On Tuesday, the parent company for Donald Trump’s social media website went public, offering stock for purchase. The stock price quickly surged, meaning that the wealth of stockholders did, too. And Trump owns a lot of stock in Trump Media & Technology Group (Nasdaq listing symbol “DJT”). So, by the end of the day, he’d gone from “a billionaire” (with a few billion dollars in net worth) to “one of the richest billionaires in the world.” The 377th richest, as it turns out.
For you, the person sitting at home marveling at this stroke of good luck, the whole thing probably seems somewhat esoteric. It’s not like just anyone can create a social media site that stockholders value at billions of dollars, right? No, not right. As it turns out, anyone can do what Trump did. With one small catch.
Here’s how.
That sentence is admittedly complicated-sounding to a layperson, but it really isn’t.
There is open-source software called Mastodon that provides the functionality of a Twitter-like website. (We’ll just call it “Twitter-like” since it runs the way Twitter did when it was called Twitter and that way you know what we’re talking about.) It’s like building a car from a kit: you’ve got all the pieces to make it work and then you just need to customize it to your liking.
Now perhaps you are thinking that, surely, Trump’s media company must have done something more complicated than this. He’s not building a car from a kit. He created his own car company! Right? And the answer to that, again, is no.
Truth Social is just Mastodon, with the elephant-logo elements (mostly) removed and the Mastodon-specific vernacular like calling posts “toots” (mostly) stripped away. But you can still see them. Mastodon includes a default error image of an elephant smashing on a computer keyboard. It appears in the root of a server running a Mastodon instance (like at mastodon.social). And here’s the one at Truth Social.
Still not convinced? Following the advice of other social media users, you can change your default language on Truth Social to “Nederlands” and voilà: Donald Trump’s page offers the option to view Trump’s “toots en reacties” — toots and reactions.
(The all-caps is Trump, not Mastodon.)
Trump’s team has in the past said the site is built on Mastodon. So why not build your own? Again, the tool is open-source, meaning that — like Trump’s other favorite software, BleachBit — it’s free to download and use (within certain constraints). The instructions can be found online.
Once you’ve set up your server, we’re ready to move on.
Obviously no one is going to invest in a social media site that you just started. You need to let it grow for about a year or two before you can become a billionaire.
That’s what Trump did. He launched it in February 2022, with technical glitches keeping the user count low. (The glitches have not all been smoothed out.) But slowly, over time, the site grew, adding users until it could boast a robust 5 million monthly active users by the time it went public.

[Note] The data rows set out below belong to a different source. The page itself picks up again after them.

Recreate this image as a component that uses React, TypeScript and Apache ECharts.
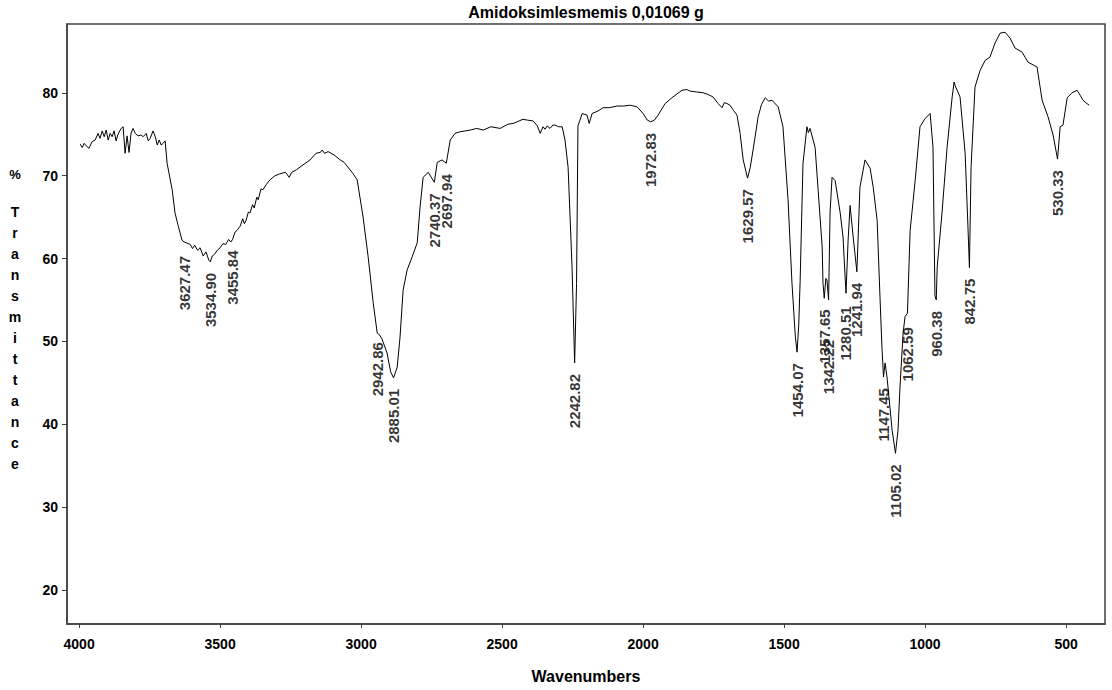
import React, { useEffect, useRef } from "react";
import * as echarts from "echarts";

// ---- data ----
const wavenumbers = [
  3996, 3989, 3982, 3975, 3965, 3954, 3943, 3933, 3926, 3918, 3911, 3904, 3897, 3890, 3883, 3876, 3869, 3862, 3851, 3844,
  3837, 3830, 3823, 3816, 3809, 3801, 3791, 3780, 3773, 3762, 3755, 3748, 3738, 3730, 3723, 3716, 3709, 3702, 3695, 3688,
  3670, 3660, 3649, 3635, 3627.47, 3606, 3598, 3590, 3580, 3571, 3560, 3550, 3540, 3534.9, 3528, 3520, 3510, 3500, 3490, 3480,
  3470, 3462, 3455.84, 3447, 3440, 3429, 3420, 3414, 3408, 3400, 3394, 3385, 3379, 3370, 3365, 3355, 3348, 3337, 3323, 3305,
  3290, 3280, 3268, 3255, 3246, 3230, 3206, 3181, 3160, 3145, 3138, 3130, 3117, 3096, 3074, 3060, 3053, 3030, 3014, 2993,
  2975, 2957, 2942.86, 2935, 2926, 2908, 2895, 2885.01, 2872, 2862, 2851, 2837, 2819, 2801, 2791, 2780, 2762, 2740.37, 2730, 2713,
  2697.94, 2684, 2667, 2649, 2630, 2613, 2590, 2567, 2540, 2507, 2480, 2461, 2440, 2426, 2410, 2390, 2375, 2365, 2355, 2348,
  2340, 2330, 2320, 2312, 2300, 2287, 2277, 2266, 2259, 2252, 2242.82, 2236, 2231, 2226, 2216, 2199, 2191, 2181, 2160, 2142,
  2120, 2092, 2070, 2046, 2021, 2000, 1985, 1972.83, 1960, 1947, 1922, 1894, 1862, 1845, 1833, 1810, 1787, 1770, 1752, 1734,
  1720, 1712, 1702, 1692, 1680, 1667, 1656, 1645, 1629.57, 1620, 1610, 1592, 1580, 1567, 1555, 1543, 1521, 1504, 1486, 1472,
  1460, 1454.07, 1448, 1443, 1433, 1419, 1414, 1408, 1390, 1380, 1365, 1362, 1357.65, 1352, 1348, 1342.22, 1337, 1330, 1319, 1301,
  1291, 1280.51, 1273, 1266, 1255, 1241.94, 1231, 1213, 1195, 1184, 1170, 1160, 1153, 1147.45, 1142, 1135, 1117, 1105.02, 1096, 1089,
  1078, 1071, 1062.59, 1053, 1035, 1018, 1000, 982, 972, 965, 960.38, 957, 940, 922, 904, 897, 894, 876, 858, 848,
  842.75, 837, 823, 805, 787, 770, 752, 734, 716, 699, 681, 656, 635, 603, 585, 564, 546, 530.33, 521, 511,
  496, 479, 461, 450, 440, 426, 418,
];

const transmittance = [
  73.8, 73.4, 73.9, 73.6, 73.3, 74.1, 74.3, 75.1, 74.5, 75.4, 74.7, 75.5, 74.3, 75.1, 74.7, 75.4, 74.2, 75.0, 75.7, 75.9,
  72.7, 74.8, 72.8, 75.1, 75.7, 75.1, 74.8, 74.9, 74.7, 75.1, 74.2, 74.5, 75.4, 74.7, 73.7, 74.3, 73.7, 73.9, 74.2, 71.5,
  68.3, 65.5, 64.0, 62.2, 62.0, 61.7, 61.2, 61.6, 61.0, 61.3, 60.3, 60.8, 59.8, 59.6, 60.3, 60.5, 61.0, 61.3, 61.8, 61.7,
  62.3, 62.0, 62.3, 63.2, 63.4, 63.9, 64.8, 64.2, 64.6, 65.6, 65.5, 66.5, 66.1, 67.4, 67.1, 68.4, 68.3, 68.9, 69.5, 70.0,
  70.2, 70.3, 70.4, 69.8, 70.4, 70.7, 71.3, 71.9, 72.7, 72.8, 73.1, 72.7, 72.9, 72.5, 71.9, 71.6, 71.3, 70.3, 69.5, 65.0,
  60.2, 54.6, 51.0, 50.8, 50.3, 48.6, 46.3, 45.6, 46.9, 50.5, 56.2, 58.6, 60.2, 61.9, 66.2, 69.8, 70.4, 69.2, 71.6, 71.9,
  71.5, 74.3, 75.1, 75.3, 75.4, 75.5, 75.7, 75.5, 75.9, 75.7, 76.2, 76.3, 76.6, 76.8, 76.7, 76.6, 76.0, 75.1, 75.9, 75.6,
  76.0, 75.7, 76.1, 76.1, 75.9, 75.9, 74.3, 71.0, 65.0, 59.0, 47.4, 57.0, 76.0, 76.5, 77.5, 77.3, 76.3, 77.5, 77.8, 78.2,
  78.2, 78.4, 78.4, 78.5, 78.3, 77.5, 76.7, 76.5, 76.7, 77.3, 78.7, 79.5, 80.3, 80.4, 80.2, 80.1, 80.0, 79.8, 79.5, 78.7,
  78.2, 78.8, 78.7, 78.5, 77.9, 77.3, 75.1, 71.9, 69.7, 71.0, 73.1, 77.1, 78.6, 79.4, 79.0, 79.1, 78.3, 75.9, 67.1, 57.0,
  50.5, 48.7, 52.0, 57.4, 71.5, 75.9, 75.2, 75.7, 73.4, 68.6, 61.4, 57.0, 55.2, 57.6, 57.4, 55.0, 65.5, 69.8, 69.4, 65.5,
  62.6, 55.8, 62.2, 66.4, 62.6, 58.4, 68.6, 71.9, 70.9, 68.6, 64.6, 55.4, 49.3, 45.7, 47.4, 45.7, 39.3, 36.5, 39.3, 44.5,
  51.0, 53.0, 53.4, 63.4, 69.5, 75.9, 76.9, 77.5, 73.4, 55.5, 55.0, 59.0, 65.5, 73.4, 79.5, 81.3, 80.9, 79.5, 72.7, 63.8,
  58.9, 71.0, 80.7, 82.7, 83.9, 84.3, 86.0, 87.2, 87.3, 86.6, 85.4, 84.9, 83.7, 83.1, 79.1, 77.1, 74.9, 72.0, 75.9, 76.1,
  79.4, 80.0, 80.3, 79.7, 79.1, 78.7, 78.5,
];

const peakWavenumbers = [
  3627.47, 3534.9, 3455.84, 2942.86, 2885.01, 2740.37, 2697.94, 2242.82, 1972.83, 1629.57, 1454.07,
  1357.65, 1342.22, 1280.51, 1241.94, 1147.45, 1105.02, 1062.59, 960.38, 842.75, 530.33,
];
const peakTransmittance = [
  62.0, 59.6, 62.3, 51.0, 45.6, 69.2, 71.5, 47.4, 76.5, 69.7, 48.7,
  55.2, 55.0, 55.8, 58.4, 45.7, 36.5, 53.4, 55.0, 58.9, 72.0,
];
const peakLabels = [
  "3627.47", "3534.90", "3455.84", "2942.86", "2885.01", "2740.37", "2697.94", "2242.82", "1972.83", "1629.57", "1454.07",
  "1357.65", "1342.22", "1280.51", "1241.94", "1147.45", "1105.02", "1062.59", "960.38", "842.75", "530.33",
];

const xTicks = [4000, 3500, 3000, 2500, 2000, 1500, 1000, 500];
const yTicks = [20, 30, 40, 50, 60, 70, 80];

const chartTitle = "Amidoksimlesmemis 0,01069 g";
const xAxisName = "Wavenumbers";
const yAxisSymbol = "%";
const yAxisWord = "Transmittance";

// ---- styling ----
const FONT = "'Liberation Sans', Arial, sans-serif";
const labelGaps: Record<string, number> = {
  "3627.47": 14,
  "2942.86": 9,
  "1342.22": 40,
  "1280.51": 13,
  "1062.59": 14,
};

export default function App() {
  const ref = useRef<HTMLDivElement>(null);

  useEffect(() => {
    if (!ref.current) return;
    const chart = echarts.init(ref.current, undefined, { renderer: "svg" });
    const axisColor = "#404040";

    const option: any = {
      animation: false,
      backgroundColor: "#ffffff",
      grid: {
        left: 67,
        right: 7,
        top: 24,
        bottom: 66,
        show: true,
        borderColor: axisColor,
        borderWidth: 1.5,
        backgroundColor: "transparent",
      },
      xAxis: {
        type: "value",
        inverse: true,
        min: 362,
        max: 4043,
        splitLine: { show: false },
        axisLine: { show: true, onZero: false, lineStyle: { color: axisColor, width: 1.5 } },
        axisTick: { show: true, length: 4, customValues: xTicks, lineStyle: { color: axisColor, width: 1 } },
        axisLabel: {
          customValues: xTicks,
          margin: 13,
          color: "#000",
          fontSize: 14,
          fontWeight: "bold",
          fontFamily: FONT,
          formatter: (v: number) => String(v),
        },
        name: xAxisName,
        nameLocation: "middle",
        nameGap: 44,
        nameTextStyle: { color: "#000", fontSize: 16, fontWeight: "bold", fontFamily: FONT },
      },
      yAxis: {
        type: "value",
        min: 15.9,
        max: 88.3,
        splitLine: { show: false },
        axisLine: { show: true, onZero: false, lineStyle: { color: axisColor, width: 1.5 } },
        axisTick: { show: true, length: 5, customValues: yTicks, lineStyle: { color: axisColor, width: 1 } },
        axisLabel: {
          customValues: yTicks,
          margin: 9,
          color: "#000",
          fontSize: 14,
          fontWeight: "bold",
          fontFamily: FONT,
          formatter: (v: number) => String(v),
        },
      },
      series: [
        {
          type: "line",
          data: wavenumbers.map((w, i) => [w, transmittance[i]]),
          symbol: "none",
          showSymbol: false,
          silent: true,
          lineStyle: { color: "#000", width: 1 },
          z: 2,
        },
        {
          type: "scatter",
          symbolSize: 0,
          silent: true,
          z: 3,
          data: peakWavenumbers.map((w, i) => ({
            value: [w, peakTransmittance[i]],
            label: { distance: labelGaps[peakLabels[i]] ?? 11 },
          })),
          label: {
            show: true,
            position: "bottom",
            rotate: 90,
            align: "right",
            verticalAlign: "middle",
            distance: 11,
            color: "#000",
            fontSize: 15,
            fontWeight: "bold",
            fontFamily: FONT,
            formatter: (p: any) => peakLabels[p.dataIndex],
          },
        },
      ],
      graphic: [
        {
          type: "text",
          x: 586,
          y: 12,
          style: {
            text: chartTitle,
            fill: "#000",
            font: `bold 16px ${FONT}`,
            textAlign: "center",
            textVerticalAlign: "middle",
          },
        },
        {
          type: "text",
          x: 15,
          y: 174,
          style: {
            text: yAxisSymbol,
            fill: "#000",
            font: `bold 13px ${FONT}`,
            textAlign: "center",
            textVerticalAlign: "middle",
          },
        },
        {
          type: "text",
          x: 15,
          y: 201.5,
          style: {
            text: yAxisWord.split("").join("\n"),
            fill: "#000",
            font: `bold 14px ${FONT}`,
            lineHeight: 21,
            textAlign: "center",
            textVerticalAlign: "top",
          },
        },
      ],
    };

    chart.setOption(option);
    return () => {
      chart.dispose();
    };
  }, []);

  return (
    <div
      ref={ref}
      style={{ position: "absolute", left: 0, top: 0, width: 1112, height: 690, background: "#fff" }}
    />
  );
}
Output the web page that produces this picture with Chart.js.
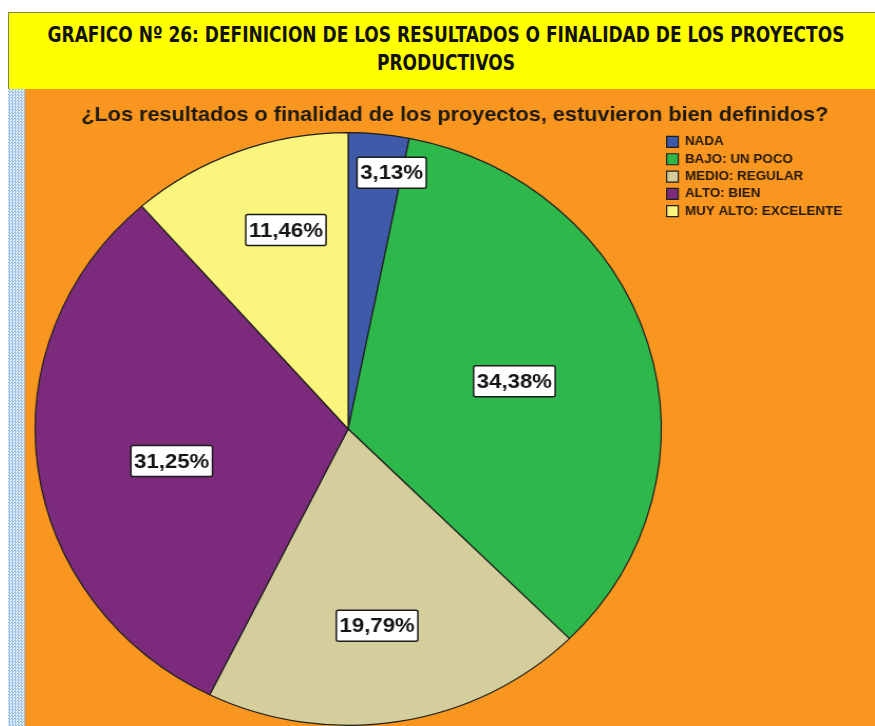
<!DOCTYPE html>
<html>
<head>
<meta charset="utf-8">
<script src="https://cdn.jsdelivr.net/npm/chart.js@4"></script>
<style>
html, body { margin: 0; padding: 0; background: #fff; width: 875px; height: 726px; overflow: hidden; }
#head { position: absolute; left: 8px; top: 12px; width: 866px; height: 76px; background: #ffff00; border: 1px solid #7d8a4e; }
#head span { position: absolute; left: 437px; height: 28px; line-height: 28px; white-space: nowrap;
  font: bold 21px "Liberation Sans Narrow", "DejaVu Sans Condensed", Lato, sans-serif; color: #111; transform-origin: 50% 50%; }
#strip { position: absolute; left: 8px; top: 89px; width: 17px; height: 637px;
  background: repeating-conic-gradient(#9fc3e6 0 25%, #e4eef8 0 50%) 0 0 / 3px 3px; }
#panel { position: absolute; left: 25px; top: 89px; width: 850px; height: 637px; background: #f8961f; }
#wrap { position: absolute; left: 25px; top: 89px; width: 805px; height: 638px; transform: scaleX(1.056); transform-origin: 0 0; }
</style>
</head>
<body>
<div id="head">
  <span id="l1" style="top:10px">GRAFICO Nº 26: DEFINICION DE LOS RESULTADOS O FINALIDAD DE LOS PROYECTOS</span>
  <span id="l2" style="top:38px">PRODUCTIVOS</span>
</div>
<div id="strip"></div>
<div id="panel"></div>
<div id="wrap"><canvas id="graph" width="805" height="638"></canvas></div>
<script>
const categories = ["NADA", "BAJO: UN POCO", "MEDIO: REGULAR", "ALTO: BIEN", "MUY ALTO: EXCELENTE"];
const percentages = [3.13, 34.38, 19.79, 31.25, 11.46];
const colors = ["#3e5aa8", "#2eb84b", "#d3ce9b", "#7b2a7c", "#faf57c"];
// where each % box sits: share of the slice angle, share of the radius
const labelTurn = [0.81, 0.5, 0.52, 0.47, 0.6];
const labelRadius = [0.876, 0.555, 0.67, 0.574, 0.70];

// squeeze the header lines to the width of the original
const l1 = document.getElementById("l1"), l2 = document.getElementById("l2");
const k = 797 / l1.offsetWidth;
l1.style.transform = "translateX(-50%) scaleX(" + k + ")";
l2.style.transform = "translateX(-50%) scaleX(" + k + ")";

const legendWidth = {
  id: "legendWidth",
  beforeInit(chart) {
    const fit = chart.legend.fit;
    chart.legend.fit = function () {
      fit.bind(chart.legend)();
      this.width = 202;
    };
  }
};

const pctLabels = {
  id: "pctLabels",
  afterDatasetsDraw(chart) {
    const ctx = chart.ctx;
    const meta = chart.getDatasetMeta(0);
    ctx.save();
    ctx.font = 'bold 21px "Liberation Sans", Arial, sans-serif';
    ctx.textAlign = "center";
    ctx.textBaseline = "middle";
    meta.data.forEach((arc, i) => {
      const p = arc.getProps(["x", "y", "startAngle", "endAngle", "outerRadius"], true);
      const a = p.startAngle + (p.endAngle - p.startAngle) * labelTurn[i];
      const r = p.outerRadius * labelRadius[i];
      const x = p.x + Math.cos(a) * r;
      const y = p.y + Math.sin(a) * r;
      const txt = percentages[i].toFixed(2).replace(".", ",") + "%";
      const w = ctx.measureText(txt).width + 6;
      const h = 31;
      ctx.fillStyle = "#fff";
      ctx.strokeStyle = "#1b1b1b";
      ctx.lineWidth = 1.5;
      ctx.beginPath();
      ctx.roundRect(x - w / 2, y - h / 2, w, h, 2);
      ctx.fill();
      ctx.stroke();
      ctx.fillStyle = "#151515";
      ctx.fillText(txt, x, y + 1);
    });
    ctx.restore();
  }
};

var graph = new Chart("graph", {
  type: "pie",
  data: {
    labels: categories,
    datasets: [{
      data: percentages,
      backgroundColor: colors,
      borderColor: "#1e1e1e",
      borderWidth: 1.2
    }]
  },
  options: {
    responsive: false,
    animation: false,
    layout: { padding: { left: 9, right: 0, top: 0, bottom: 0 } },
    plugins: {
      title: {
        display: true,
        text: "¿Los resultados o finalidad de los proyectos, estuvieron bien definidos?",
        color: "#1f1a10",
        font: { family: '"Liberation Sans", Arial, sans-serif', size: 20.5, weight: "bold" },
        padding: { top: 14, bottom: 3.4 }
      },
      legend: {
        position: "right",
        align: "start",
        fullSize: false,
        labels: {
          boxWidth: 11,
          boxHeight: 11,
          padding: 4.6,
          color: "#24190b",
          font: { family: '"Liberation Sans", Arial, sans-serif', size: 12.7, weight: "bold" }
        }
      },
      tooltip: { enabled: false }
    }
  },
  plugins: [legendWidth, pctLabels]
});
</script>
</body>
</html>
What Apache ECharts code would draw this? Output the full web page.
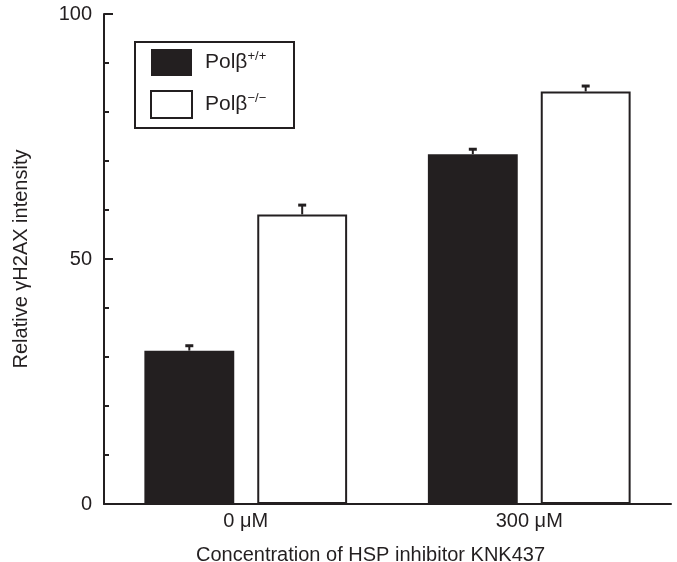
<!DOCTYPE html>
<html>
<head>
<meta charset="utf-8">
<script src="https://cdn.jsdelivr.net/npm/echarts@6/dist/echarts.min.js"></script>
<style>html,body{margin:0;padding:0;background:#fff;}#c{width:677px;height:562px;}</style>
</head>
<body>
<div id="c"></div>
<script>
const categories = ['0 \u03bcM', '300 \u03bcM'];
const seriesNames = ['Pol\u03b2+/+', 'Pol\u03b2\u2212/\u2212'];
const wtValues = [31.3, 71.4];
const koValues = [59.1, 84.2];
const wtErrors = [1.0, 1.0];
const koErrors = [1.9, 1.1];
const yTickLabels = [0, 50, 100];

const INK = '#231f20';
const BAR_W = 0.317;
const BAR_GAP = 0.256;
const FONT = '"Liberation Sans", Arial, sans-serif';

function errRenderer(sign) {
  return function (params, api) {
    const i = api.value(0), v = api.value(1), e = api.value(2);
    const band = api.size([1, 0])[0];
    const bw = band * BAR_W;
    const off = sign * (bw * (1 + BAR_GAP)) / 2;
    const base = api.coord([i, v]);
    const top = api.coord([i, v + e]);
    const x = base[0] + off;
    return {
      type: 'group',
      children: [
        { type: 'line', shape: { x1: x, y1: base[1], x2: x, y2: top[1] }, style: { stroke: INK, lineWidth: 2 } },
        { type: 'line', shape: { x1: x - 4, y1: top[1], x2: x + 4, y2: top[1] }, style: { stroke: INK, lineWidth: 3 } }
      ]
    };
  };
}

const chart = echarts.init(document.getElementById('c'), null, { renderer: 'canvas' });
chart.setOption({
  animation: false,
  backgroundColor: '#fff',
  textStyle: { fontFamily: FONT, color: INK },
  grid: { left: 104, right: 6, top: 14, bottom: 58, containLabel: false, outerBoundsMode: 'none' },
  graphic: [{
    type: 'rect', left: 134, top: 41, z: 1,
    shape: { width: 159, height: 86 },
    style: { fill: '#fff', stroke: INK, lineWidth: 2 }
  }],
  legend: {
    orient: 'vertical', left: 150, top: 49, padding: 0, z: 5,
    itemWidth: 41, itemHeight: 27, itemGap: 14, icon: 'rect',
    data: seriesNames,
    formatter: function (name) {
      const m = name.match(/^Pol\u03b2(.*)$/);
      return '{b|Pol\u03b2}{s|' + m[1] + '}';
    },
    textStyle: {
      color: INK, fontFamily: FONT,
      rich: {
        b: { fontSize: 21, lineHeight: 26, color: INK, fontFamily: FONT, padding: [0, 0, 0, 8] },
        s: { fontSize: 13, lineHeight: 16, verticalAlign: 'top', color: INK, fontFamily: FONT }
      }
    }
  },
  xAxis: {
    type: 'category', data: categories,
    axisLine: { lineStyle: { color: INK, width: 2 } },
    axisTick: { show: false },
    axisLabel: { color: INK, fontSize: 20, fontFamily: FONT, margin: 7 },
    name: 'Concentration of HSP inhibitor KNK437',
    nameLocation: 'middle', nameGap: 41,
    nameTextStyle: { color: INK, fontSize: 20, fontFamily: FONT, padding: [0, 34, 0, 0] }
  },
  yAxis: {
    type: 'value', min: 0, max: 100, interval: 50,
    axisLine: { show: true, lineStyle: { color: INK, width: 2 } },
    axisTick: { show: true, inside: true, length: 9, lineStyle: { color: INK, width: 2 } },
    minorTick: { show: true, splitNumber: 5, length: 5, lineStyle: { color: INK, width: 2 } },
    splitLine: { show: false },
    axisLabel: {
      color: INK, fontSize: 20, fontFamily: FONT, margin: 12,
      formatter: function (v) { return yTickLabels.indexOf(v) >= 0 ? String(v) : ''; }
    },
    name: 'Relative \u03b3H2AX intensity',
    nameLocation: 'middle', nameGap: 73, nameRotate: 90,
    nameTextStyle: { color: INK, fontSize: 20, fontFamily: FONT }
  },
  series: [
    {
      name: seriesNames[0], type: 'bar', data: wtValues,
      barWidth: (BAR_W * 100) + '%', barGap: (BAR_GAP * 100) + '%',
      itemStyle: { color: INK, borderColor: INK, borderWidth: 0 }
    },
    {
      name: seriesNames[1], type: 'bar', data: koValues,
      barWidth: (BAR_W * 100) + '%', barGap: (BAR_GAP * 100) + '%',
      itemStyle: { color: '#fff', borderColor: INK, borderWidth: 2 }
    },
    {
      type: 'custom', name: 'errWT', renderItem: errRenderer(-1),
      data: wtValues.map((v, i) => [i, v, wtErrors[i]]), z: 3, silent: true
    },
    {
      type: 'custom', name: 'errKO', renderItem: errRenderer(1),
      data: koValues.map((v, i) => [i, v, koErrors[i]]), z: 3, silent: true
    }
  ]
});
</script>
</body>
</html>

Only 210 million fewer users than Twitter had when it went public, or 840 million fewer than Facebook had when it did.
How hard is it to get 5 million monthly users? Not very! Rumble, a video-sharing site you might not have heard of, has about 60 million. Five million monthly users is about what Letterboxd, the movie-review site, had as of last year. And Letterboxd got there without such traffic magnets as Catturd!
And again, you don’t need to do this immediately. If it takes two years, it takes two years. Once you’re there, you’re ready to go public.
This is admittedly the trickiest step, but not necessarily an impossible one.
Donald Trump grew Truth Social by making it the sole outlet for his various all-caps musings about politics and the world around him. Given that more than 70 million people voted for him in 2020, getting 5 million to sign up for and use Truth Social wasn’t really that big a lift. If anything, it’s rather underwhelming. Particularly given that some portion of Truth Social users are not necessarily political supporters of the former president but, instead, reporters and other such undesirables.
The part about being receptive to influence from people giving you money or doing business with you is important, though. Trump has shown evidence of this tendency over and over, from his interactions with Saudi Arabia to his discussions with an investor in TikTok’s parent company to elevating random ideas from members of his club/home. To get people to invest heavily in your businesses, it’s useful to have them think they’ll get a benefit on the back end. Even Hunter Biden knew this.
Are people pouring money into Truth Social stock because they think that it’s going to overtake X (formerly Twitter) or Meta? No. They are pouring money into it because they want to show support for Trump or because they might want to take an Oval Office meeting with Trump in 2025 and tell him how much stock they bought, or both. Or they’re just pumping up the price before an inevitable dump. We’ll see.
But that’s it. Follow those three steps and, next thing you know, you’ll be on Bloomberg’s billionaires list, too. The American Dream, in all of its equal-opportunity glory.